Three Taranaki butchers put their sausages on the line in a beach barbecue battle yesterday.
At the grassy area by New Plymouth's Wind Wand, Buzz The Butcher's Murray "Buzz" Sattler, The Kiwi Butcher's Stephen Morrison and The Fridge's Mark Wormald each fired up a barbecue and cooked their trademark sausages before a hungry audience.
The cooked bangers were subjected to a taste test by the public, who voted for their favourite.
The "battle of the butchers" was part of Puke Ariki's KiwiPrefab: Cottage to Cutting Edge exhibition now on display on the foreshore.
Mr Morrison's sausage was a 100 per cent pork sausage with secret spices.
Mr Sattler went with his 100 per cent lamb and mint gluten-free sausages while Mr Wormald cooked chicken, rocket and roasted cashew nut sausages.
With 250 public votes cast, Mr Wormald's offering was named the best sausage.
During the cook-off the butchers shared plenty of tips on how to cook the perfect sausage.

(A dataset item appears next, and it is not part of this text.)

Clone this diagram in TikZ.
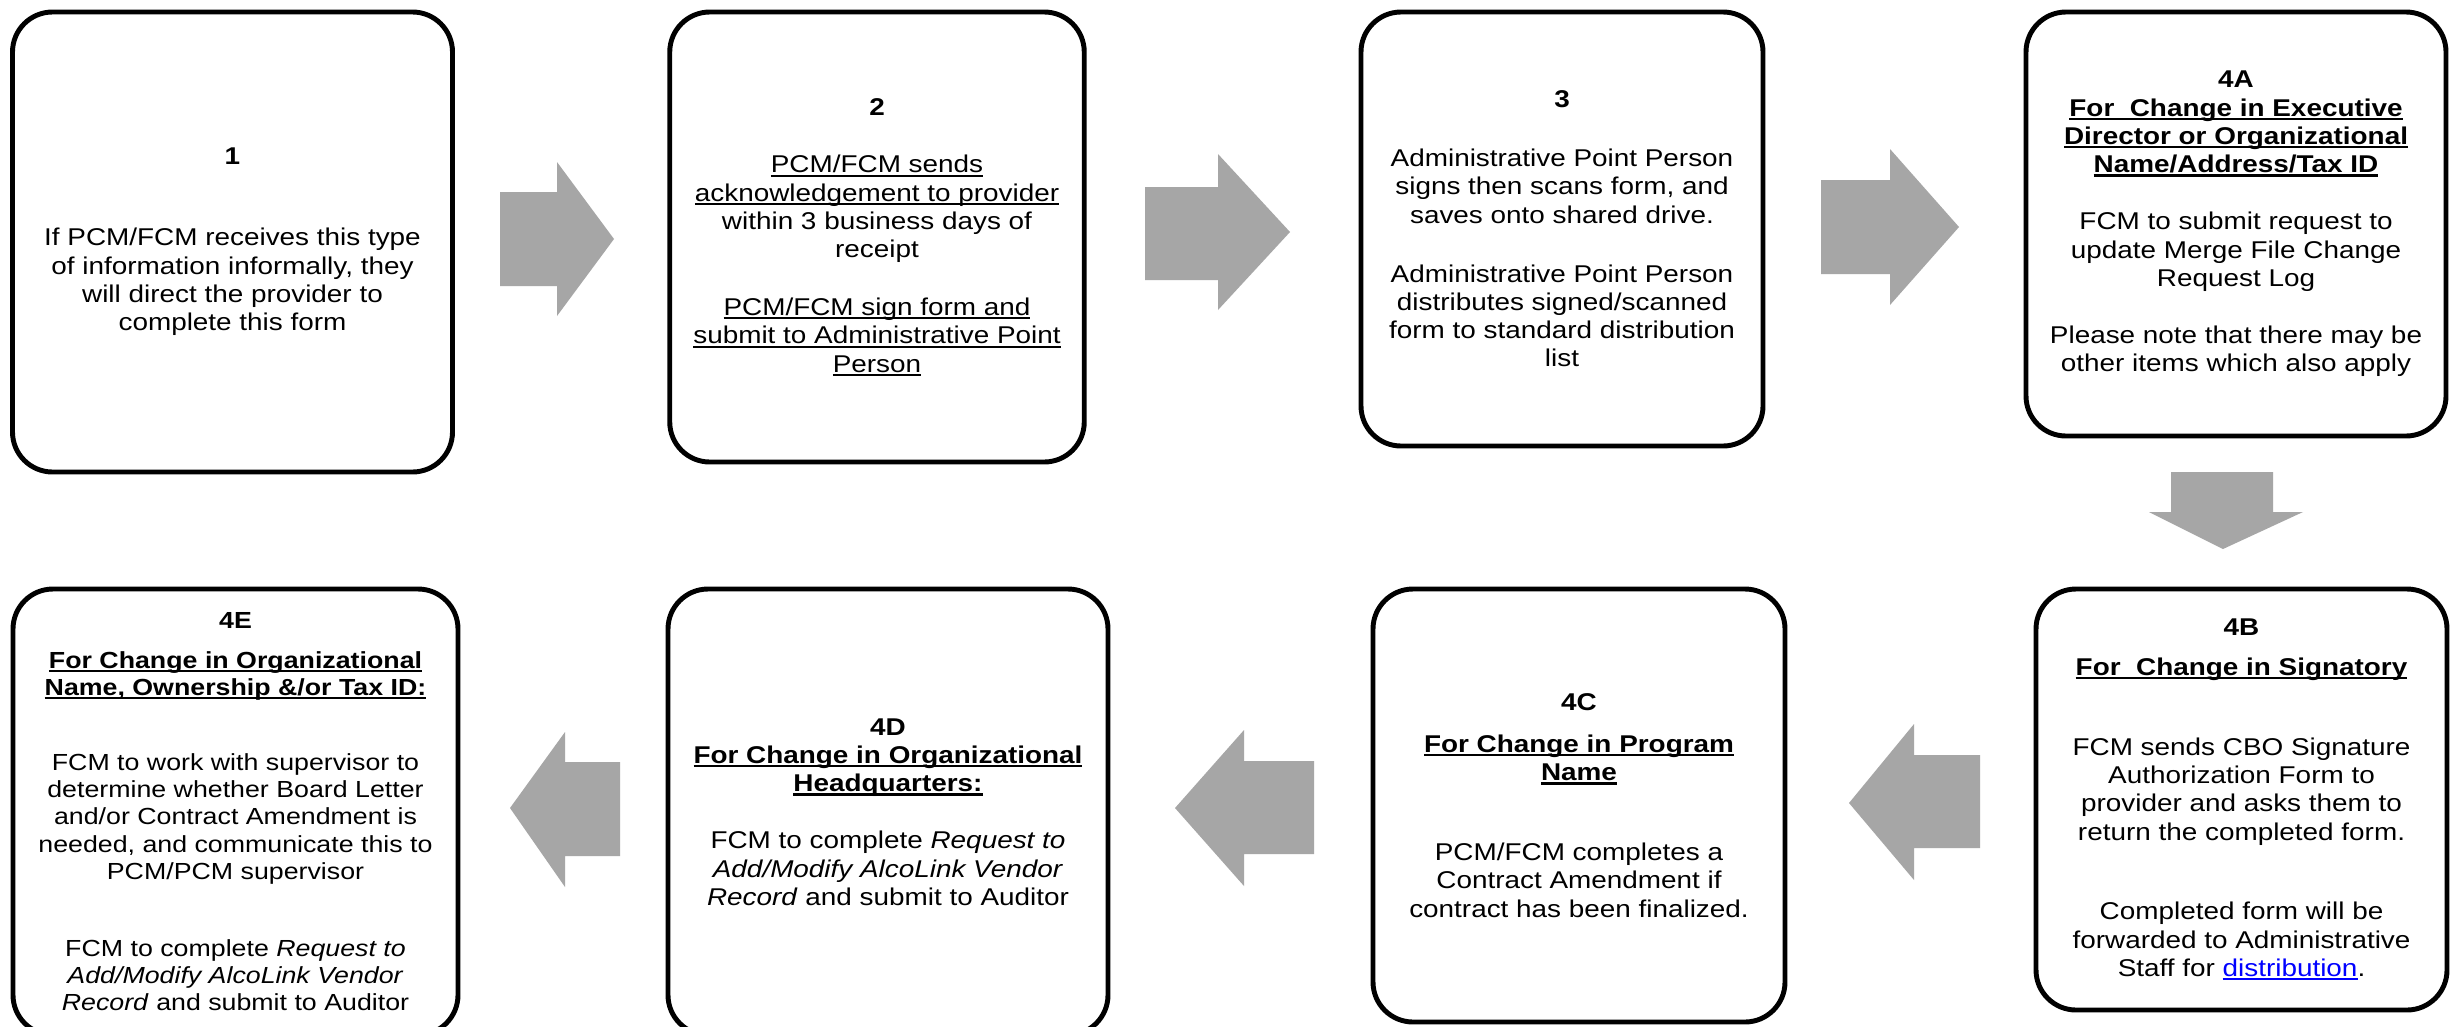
\documentclass[tikz,border=0pt]{standalone}
\usepackage{fontspec}
\setmainfont{Liberation Sans}[FakeStretch=1.15]
\usepackage{xcolor}
\definecolor{arrowgray}{RGB}{166,166,166}
\definecolor{linkblue}{RGB}{0,0,255}
\newsavebox\ulbox
\newcommand\hdul[1]{\sbox\ulbox{#1}\rlap{\rule[-1.1pt]{\wd\ulbox}{0.6pt}}\usebox\ulbox}
\newcommand\boxfont{\fontsize{6.9}{8.05}\selectfont}
\newcommand\smallboxfont{\fontsize{6.62}{7.75}\selectfont}

\begin{document}
\begin{tikzpicture}[x=0.1mm,y=-0.1mm,
    procbox/.style={draw,line width=1.4pt,rounded corners=4mm,
      align=center,inner sep=0pt,font=\boxfont}]
        \clip (0,0) rectangle (2454,1026);
        \fill[white] (0,0) rectangle (2454,1026);

        %------------------
        % 上段
        %------------------

        \node[procbox,minimum width=44mm,minimum height=46mm] (s1) at (232.5,242)
          {\textbf{1}\\[15pt]
           If PCM/FCM receives this type\\
           of information informally, they\\
           will direct the provider to\\
           complete this form};

        \node[procbox,minimum width=41.45mm,minimum height=45mm] (s2) at (877,237)
          {\textbf{2}\\[8.4pt]
           \hdul{PCM/FCM sends}\\
           \hdul{acknowledgement to provider}\\
           within 3 business days of\\
           receipt\\[8.4pt]
           \hdul{PCM/FCM sign form and}\\
           \hdul{submit to Administrative Point}\\
           \hdul{Person}};

        \node[procbox,minimum width=40.2mm,minimum height=43.4mm] (s3) at (1562,229)
          {\textbf{3}\\[8.7pt]
           Administrative Point Person\\
           signs then scans form, and\\
           saves onto shared drive.\\[8.7pt]
           Administrative Point Person\\
           distributes signed/scanned\\
           form to standard distribution\\
           list};

        \node[procbox,minimum width=42mm,minimum height=42.4mm] (s4a) at (2236,224)
          {\textbf{4A}\\
           \hdul{\textbf{For~ Change in Executive}}\\
           \hdul{\textbf{Director or Organizational}}\\
           \hdul{\textbf{Name/Address/Tax ID}}\\[8.2pt]
           FCM to submit request to\\
           update Merge File Change\\
           Request Log\\[8.2pt]
           Please note that there may be\\
           other items which also apply};

        %------------------
        % 下段
        %------------------

        \node[procbox,minimum width=41.1mm,minimum height=42.1mm] (s4b) at (2241.5,799.5)
          {\textbf{4B}\\[3.3pt]
           \hdul{\textbf{For~ Change in Signatory}}\\[14.7pt]
           FCM sends CBO Signature\\
           Authorization Form to\\
           provider and asks them to\\
           return the completed form.\\[14.7pt]
           Completed form will be\\
           forwarded to Administrative\\
           Staff for {\color{linkblue}\hdul{distribution}}.};

        \node[procbox,minimum width=41.2mm,minimum height=43.3mm] (s4c) at (1579,805.5)
          {\textbf{4C}\\[3.9pt]
           \hdul{\textbf{For Change in Program}}\\
           \hdul{\textbf{Name}}\\[14.7pt]
           PCM/FCM completes a\\
           Contract Amendment if\\
           contract has been finalized.};

        \node[procbox,minimum width=44mm,minimum height=44.6mm] (s4d) at (888,812)
          {\textbf{4D}\\
           \hdul{\textbf{For Change in Organizational}}\\
           \hdul{\textbf{Headquarters:}}\\[8.2pt]
           FCM to complete \textit{Request to}\\
           \textit{Add/Modify AlcoLink Vendor}\\
           \textit{Record} and submit to Auditor};

        \node[procbox,font=\smallboxfont,minimum width=44.5mm,minimum height=44.6mm] (s4e) at (235.5,812)
          {\textbf{4E}\\[3.4pt]
           \hdul{\textbf{For Change in Organizational}}\\
           \hdul{\textbf{Name, Ownership \&/or Tax ID:}}\\[13.6pt]
           FCM to work with supervisor to\\
           determine whether Board Letter\\
           and/or Contract Amendment is\\
           needed, and communicate this to\\
           PCM/PCM supervisor\\[14.2pt]
           FCM to complete \textit{Request to}\\
           \textit{Add/Modify AlcoLink Vendor}\\
           \textit{Record} and submit to Auditor};

        %------------------
        % 矢印
        %------------------

        % 右向き
        \fill[arrowgray] (500,192) -- (557,192) -- (557,162) -- (614,239)
          -- (557,316) -- (557,286) -- (500,286) -- cycle;
        \fill[arrowgray] (1145,187) -- (1218,187) -- (1218,154) -- (1290,232)
          -- (1218,310) -- (1218,280) -- (1145,280) -- cycle;
        \fill[arrowgray] (1821,180) -- (1890,180) -- (1890,149) -- (1959,227)
          -- (1890,305) -- (1890,274) -- (1821,274) -- cycle;

        % 下向き
        \fill[arrowgray] (2171,472) -- (2273,472) -- (2273,512) -- (2303,512)
          -- (2223,549) -- (2149,512) -- (2171,512) -- cycle;

        % 左向き
        \fill[arrowgray] (1980,755) -- (1914,755) -- (1914,724) -- (1849,803)
          -- (1914,880) -- (1914,848) -- (1980,848) -- cycle;
        \fill[arrowgray] (1314,761) -- (1244,761) -- (1244,730) -- (1175,808)
          -- (1244,886) -- (1244,854) -- (1314,854) -- cycle;
        \fill[arrowgray] (620,762) -- (565,762) -- (565,732) -- (510,808)
          -- (565,887) -- (565,856) -- (620,856) -- cycle;
      \end{tikzpicture}
\end{document}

Mr Morrison said making sure the barbecue plate temperature was not too hot was essential, "otherwise they'll burst out the end".
Cooking on an unfamiliar barbecue was a bit of a challenge, Mr Morrison said.
"But you can't blame your tools so you just soldier on anyway," he said.
The Kiwi Butcher's pork sausages had previously won a gold medal at the 2005 New Zealand Sausage Competition, Mr Morrison said.
He said he only pricked his sausages before cooking if they had been made fresh that day.
"They seem to retain a lot more moisture when you cook them from fresh."
That said, sausages tasted best a couple of days after being made, he said.
He also said he never pre-cooked his sausages before putting them on the barbecue.
Mr Wormald said because sausages were dense in meat, it was best to cook them slowly without too much rotating.
"Preferably don't play with them too much," Mr Wormald said.
Mr Sattler said he did not use any tomato sauce on his sausages, to ensure the flavours could speak for themselves.
"This is one of our biggest sellers," Mr Sattler said of his lamb and mint bangers.
He also agreed that cooking a sausage slowly was the best method.
"Take your time, there's no hurry," he said.
"Good things take time. You can't rush some things."
Mr Morrison said he preferred cooking his sausages on the hot plate first, and then moving them to the grill at the end.
Sausages were ready to be served up when they were nice and firm to the touch, he said.
This usually took at least 15 to 20 minutes to achieve, Mr Wormald said.